Bad behavior may not be a result of bad parenting, but a lack of common language

June 07, 2016

AMES, Iowa - Most parents will admit that talking with a teenage child is difficult at times. It is even more challenging when parents and children don't speak the same language fluently -- a reality for a growing number of immigrant families in the United States.

New research from Iowa State University suggests this language barrier can have negative consequences for adolescent self-control and aggressive behavior. Thomas Schofield, lead author and assistant professor of human development and family studies at Iowa State, says better understanding this dynamic and improving communication between parents and teens may have major social implications.

"When teens of immigrant parents struggle, we assume either that the parents are doing something wrong, or that our culture is insufficiently supportive of immigrants.
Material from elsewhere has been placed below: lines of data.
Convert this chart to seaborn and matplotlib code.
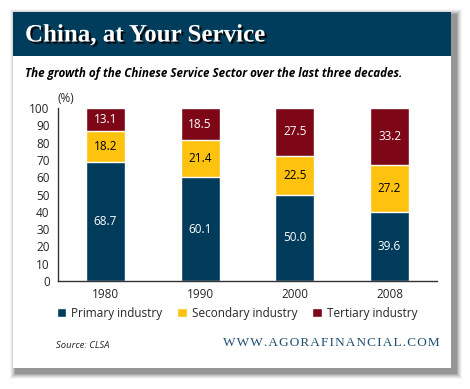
import matplotlib
matplotlib.use("Agg")
import matplotlib.pyplot as plt
import matplotlib.patheffects as pe
from matplotlib.patches import Rectangle
import numpy as np
import pandas as pd
import seaborn as sns

years = ["1980", "1990", "2000", "2008"]
primary = [68.7, 60.1, 50.0, 39.6]
secondary = [18.2, 21.4, 22.5, 27.2]
tertiary = [13.1, 18.5, 27.5, 33.2]
yticks = list(range(0, 101, 10))

BLUE = "#003b5c"
YELLOW = "#ffc20e"
RED = "#7d0717"
HEADER = "#003d5c"

sns.set_theme(style="white")
plt.rcParams["font.family"] = ["Open Sans", "DejaVu Sans"]

df = pd.DataFrame({"year": years, "primary": primary,
                   "secondary": secondary, "tertiary": tertiary})
df["lvl2"] = df["primary"] + df["secondary"]
df["lvl3"] = df["lvl2"] + df["tertiary"]

fig = plt.figure(figsize=(4.7, 3.89), dpi=100)
fig.patch.set_facecolor("white")

W, H = 470, 389
def fx(px):
    return px / W
def fy(py):
    return 1 - py / H

# soft drop shadow around card
for i, a in enumerate([0.04, 0.05, 0.07, 0.09, 0.11, 0.13]):
    d = 7 - i
    fig.patches.append(Rectangle((fx(13 - d + 4), fy(368 + d + 4)),
                                 fx(438 + 2 * d), (356 + 2 * d) / H,
                                 transform=fig.transFigure, color="black",
                                 alpha=a, lw=0, zorder=0))
# card
fig.patches.append(Rectangle((fx(13), fy(368)), fx(438), 356 / H,
                             transform=fig.transFigure, color="white",
                             lw=0, zorder=1))
# header band
fig.patches.append(Rectangle((fx(13), fy(56)), fx(438), 44 / H,
                             transform=fig.transFigure, color=HEADER,
                             lw=0, zorder=2))

fig.text(fx(25), fy(35), "China, at Your Service", color="white",
         fontsize=18, fontweight="bold", family=["Liberation Serif", "DejaVu Serif"],
         va="center", ha="left", zorder=3,
         path_effects=[pe.withSimplePatchShadow(offset=(1.5, -1.5),
                                                shadow_rgbFace="black",
                                                alpha=0.9)])
fig.text(fx(25), fy(74), "The growth of the Chinese Service Sector over the last three decades.",
         fontsize=8.4, fontweight="bold", fontstyle="italic", color="black",
         va="center", ha="left", zorder=3)

ax = fig.add_axes([fx(58), fy(281), fx(437 - 58), (281 - 108) / H])
ax.set_zorder(3)
ax.patch.set_alpha(0)

sns.barplot(data=df, x="year", y="lvl3", color=RED, width=0.41,
            saturation=1, ax=ax, label="Tertiary industry")
sns.barplot(data=df, x="year", y="lvl2", color=YELLOW, width=0.41,
            saturation=1, ax=ax, label="Secondary industry")
sns.barplot(data=df, x="year", y="primary", color=BLUE, width=0.41,
            saturation=1, ax=ax, label="Primary industry")

for i in range(len(years)):
    segs = [(0, primary[i], "white"),
            (primary[i], secondary[i], "black"),
            (primary[i] + secondary[i], tertiary[i], "white")]
    for base, val, col in segs:
        ax.text(i, base + val / 2, f"{val:.1f}", ha="center", va="center",
                color=col, fontsize=8.5)

ax.set_xlim(-0.5, len(years) - 0.5)
ax.set_ylim(0, 100)
ax.set_yticks(yticks)
ax.set_yticklabels([str(t) for t in yticks], fontsize=8.5)
ax.set_xticks(range(len(years)))
ax.set_xticklabels(years, fontsize=8.5)
ax.set_xticks(np.arange(-0.5, len(years), 1.0), minor=True)
ax.tick_params(axis="x", which="major", length=0, pad=5)
ax.tick_params(axis="x", which="minor", length=4, width=1, direction="out", color="#333333")
ax.tick_params(axis="y", length=4, width=1, direction="out", color="#333333", pad=2)
ax.set_xlabel("")
ax.set_ylabel("")
for s in ["top", "right"]:
    ax.spines[s].set_visible(False)
for s in ["left", "bottom"]:
    ax.spines[s].set_color("#333333")
    ax.spines[s].set_linewidth(1)
ax.text(0, 1.02, "(%)", transform=ax.transAxes, fontsize=8.5,
        ha="left", va="bottom")

handles, labels = ax.get_legend_handles_labels()
ax.legend(handles[::-1], labels[::-1], ncol=3, frameon=False,
          loc="center left", fontsize=8.5,
          handlelength=0.8, handleheight=0.8, handletextpad=0.4,
          columnspacing=1.3, borderaxespad=0,
          bbox_to_anchor=(fx(52), fy(313)), bbox_transform=fig.transFigure)

fig.text(fx(56), fy(345), "Source: CLSA", fontsize=6.8, fontstyle="italic",
         va="center", ha="left", zorder=3)
fig.text(fx(440), fy(343), "W W W . A G O R A F I N A N C I A L . C O M".replace(" ", "\u200a"),
         fontsize=9.5, color="#1d4f70",
         family=["Liberation Serif", "DejaVu Serif"],
         va="center", ha="right", zorder=3)

fig.savefig("out.png", dpi=100)
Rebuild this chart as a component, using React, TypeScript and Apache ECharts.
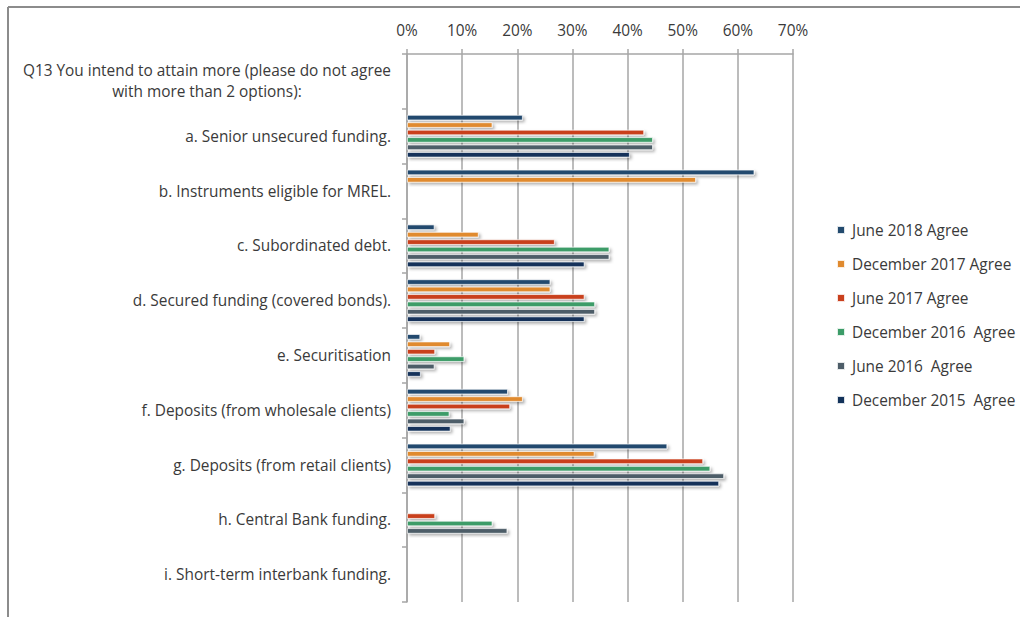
import React, { useEffect, useRef } from "react";
import * as echarts from "echarts";

const categories = [
  "Q13 You intend to attain more (please do not agree\nwith more than 2 options):",
  "a. Senior unsecured funding.",
  "b. Instruments eligible for MREL.",
  "c. Subordinated debt.",
  "d. Secured funding (covered bonds).",
  "e. Securitisation",
  "f. Deposits (from wholesale clients)",
  "g. Deposits (from retail clients)",
  "h. Central Bank funding.",
  "i. Short-term interbank funding.",
];

const seriesNames = [
  "June 2018 Agree",
  "December 2017 Agree",
  "June 2017 Agree",
  "December 2016  Agree",
  "June 2016  Agree",
  "December 2015  Agree",
];

const june2018 = [0, 0.21, 0.63, 0.05, 0.26, 0.024, 0.183, 0.472, 0, 0];
const dec2017 = [0, 0.155, 0.524, 0.13, 0.26, 0.078, 0.21, 0.34, 0, 0];
const june2017 = [0, 0.43, 0, 0.268, 0.322, 0.051, 0.187, 0.537, 0.051, 0];
const dec2016 = [0, 0.446, 0, 0.367, 0.341, 0.104, 0.077, 0.55, 0.155, 0];
const june2016 = [0, 0.446, 0, 0.367, 0.341, 0.05, 0.104, 0.575, 0.182, 0];
const dec2015 = [0, 0.404, 0, 0.322, 0.322, 0.025, 0.079, 0.566, 0, 0];

const seriesValues = [june2018, dec2017, june2017, dec2016, june2016, dec2015];
const colors = ["#234A6E", "#E08A2F", "#C9401D", "#3C9C68", "#4D5D68", "#13325A"];

const FONT = "'Open Sans', 'Noto Sans', sans-serif";
const AXIS_GRAY = "#A6A6A6";
const TEXT = "#3A3A3A";
const FS = 15.4;

export default function App() {
  const ref = useRef<HTMLDivElement>(null);
  useEffect(() => {
    if (!ref.current) return;
    const chart = echarts.init(ref.current, null, { renderer: "svg" });
    chart.setOption({
      animation: false,
      backgroundColor: "#ffffff",
      textStyle: { fontFamily: FONT },
      grid: { left: 407, right: 227, top: 54, bottom: 15, containLabel: false },
      legend: {
        orient: "vertical",
        left: 836,
        top: 222,
        padding: 0,
        itemWidth: 8,
        itemHeight: 8,
        itemGap: 18,
        icon: "rect",
        data: seriesNames,
        textStyle: { fontFamily: FONT, fontSize: FS, lineHeight: 16, color: TEXT, padding: [0, 0, 0, 2] },
      },
      xAxis: {
        type: "value",
        position: "top",
        min: 0,
        max: 0.7,
        interval: 0.1,
        axisLine: { show: true, lineStyle: { color: AXIS_GRAY, width: 1.5 } },
        axisTick: { show: true, inside: false, length: 5, lineStyle: { color: AXIS_GRAY, width: 1.5 } },
        splitLine: { show: true, lineStyle: { color: AXIS_GRAY, width: 1.5 } },
        axisLabel: {
          margin: 16,
          fontFamily: FONT,
          fontSize: FS,
          color: TEXT,
          formatter: (v: number) => Math.round(v * 100) + "%",
        },
      },
      yAxis: {
        type: "category",
        inverse: true,
        data: categories,
        axisLine: { show: true, lineStyle: { color: AXIS_GRAY, width: 1.5 } },
        axisTick: { show: true, inside: false, length: 5, lineStyle: { color: AXIS_GRAY, width: 1.5 } },
        splitLine: { show: false },
        axisLabel: {
          margin: 16,
          fontFamily: FONT,
          fontSize: FS,
          color: TEXT,
          align: "right",
          formatter: (v: string) => {
            if (v.indexOf("\n") >= 0) {
              return v
                .split("\n")
                .map((s) => "{q|" + s + "}")
                .join("\n");
            }
            return v;
          },
          rich: {
            q: { align: "center", fontFamily: FONT, fontSize: FS, color: TEXT, lineHeight: 21 },
          },
        },
      },
      series: seriesNames.map((name, i) => ({
        name,
        type: "bar",
        barWidth: 5.5,
        barGap: "35%",
        data: seriesValues[i].map((v) => (v === 0 ? "-" : v)),
        itemStyle: {
          color: colors[i],
          borderColor: "rgba(255,255,255,0.85)",
          borderWidth: 0.8,
          shadowColor: "rgba(0,0,0,0.3)",
          shadowBlur: 3,
          shadowOffsetX: 2,
          shadowOffsetY: 2,
        },
      })),
      graphic: [
        {
          type: "line",
          shape: { x1: 8, y1: 7, x2: 1020, y2: 7 },
          style: { stroke: "#8C8C8C", lineWidth: 2 },
        },
        {
          type: "line",
          shape: { x1: 8, y1: 7, x2: 8, y2: 617 },
          style: { stroke: "#8C8C8C", lineWidth: 2 },
        },
      ],
    });
    return () => chart.dispose();
  }, []);
  return (
    <div
      ref={ref}
      style={{ position: "fixed", left: 0, top: 0, width: 1020, height: 617, background: "#fff" }}
    />
  );
}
That's why I'm really excited about this research," Schofield said. "Our results show that there's no need for blame here; there are no villains. Removing this language barrier between immigrants and their children is a solution we can all focus on together."

In two separate studies, Schofield and his colleagues used data of observed interactions between mothers and children in Mexican-origin families. In both samples, positive discipline and warm parenting increased self-control and decreased aggression in adolescents, but only when mother and child were proficient in a common language. If there was a language barrier and mothers were harsh, adolescents had less self-control and were more aggressive. The research is published in the Journal of Research on Adolescence.

Day-to-day communication was not the problem. These language barriers affect more complex conversations necessary for effective parenting - for example, parents explaining rules or teens talking with their parents about concerns. Schofield says adults sometimes take for granted the shared understanding communication creates - a process that all teens are still learning and trying to figure out (regardless of linguistic background).

"Parents want to make sure our kids understand why we're doing what we're doing, and particularly to explain our actions if we've been inconsistent or insensitive. If adolescents grow weary of jumping that linguistic hurdle when communicating with their immigrant parents, over time they may start to fill that need to communicate with someone else. People do this in any relationship. We stop trying to make it work with the person who can't, and we find someone else who can," Schofield said.

Many teens will naturally turn to their peers instead. It's not that children don't feel loved or feel their parents are bad; it's just too hard to communicate about complex issues, Schofield said. And if their peers are also children of immigrant parents, they may start to see this disconnect from their parents as the norm, Schofield said. This is why families can continue to struggle for several generations post-immigration, even when language is no longer a barrier.

Breaking down the language barrier

If future studies support this link between language and parenting, then Schofield thinks the solution is simple. We support immigrant parents in learning proficient English and children of immigrants to become proficient in their home language. While simple in theory, Schofield understands it will be difficult to execute. However, the need is great; more than 16 million children in the U.S. have at least one immigrant parent, he said.

Rand Conger and Richard Robins, University of California-Davis; Scott Coltrane, University of Oregon; and Ross Parke, University of California-Riverside; all contributed to this research.

A difference in interpretation

Researchers recognize that even when families share a common language, each member may have a different interpretation of family dynamics and behavior. In a separate paper, Schofield, Parke, Coltrane and Jennifer Weaver, Boise State University, examined the ratings of parents by children, observers and parents in research studies.

They found that the differences offer greater insight as to what's really happening in families and how it affects children. For example, when parents enhance or exaggerate their ratings - saying they're warm and less harsh, even though the child and independent observers say otherwise -- children are more likely to be depressed and lonely. However, if parents are more critical of their own behavior (relative to other raters of their behavior), children have higher self-worth. The results are published in the Journal of Family Psychology.

"This does not suggest that parents should be hard on themselves, but that children benefit when parents are reflective and self-aware to how they're perceived by their children and other people," Schofield said. "Parenting is a relationship, a 50-50 blend of two people's perspectives."

Researchers typically average the differences reported by parents, children and observers, or focus solely on factors reported by all three. Schofield says this study shows that such an approach ignores dynamics that are meaningful to understand.

Reinforcing the findings on communication barriers disrupting the parenting process, these differences between reporters of parent behavior were even more strongly linked with child social and emotional development among Latino families than they were among Euro-American families.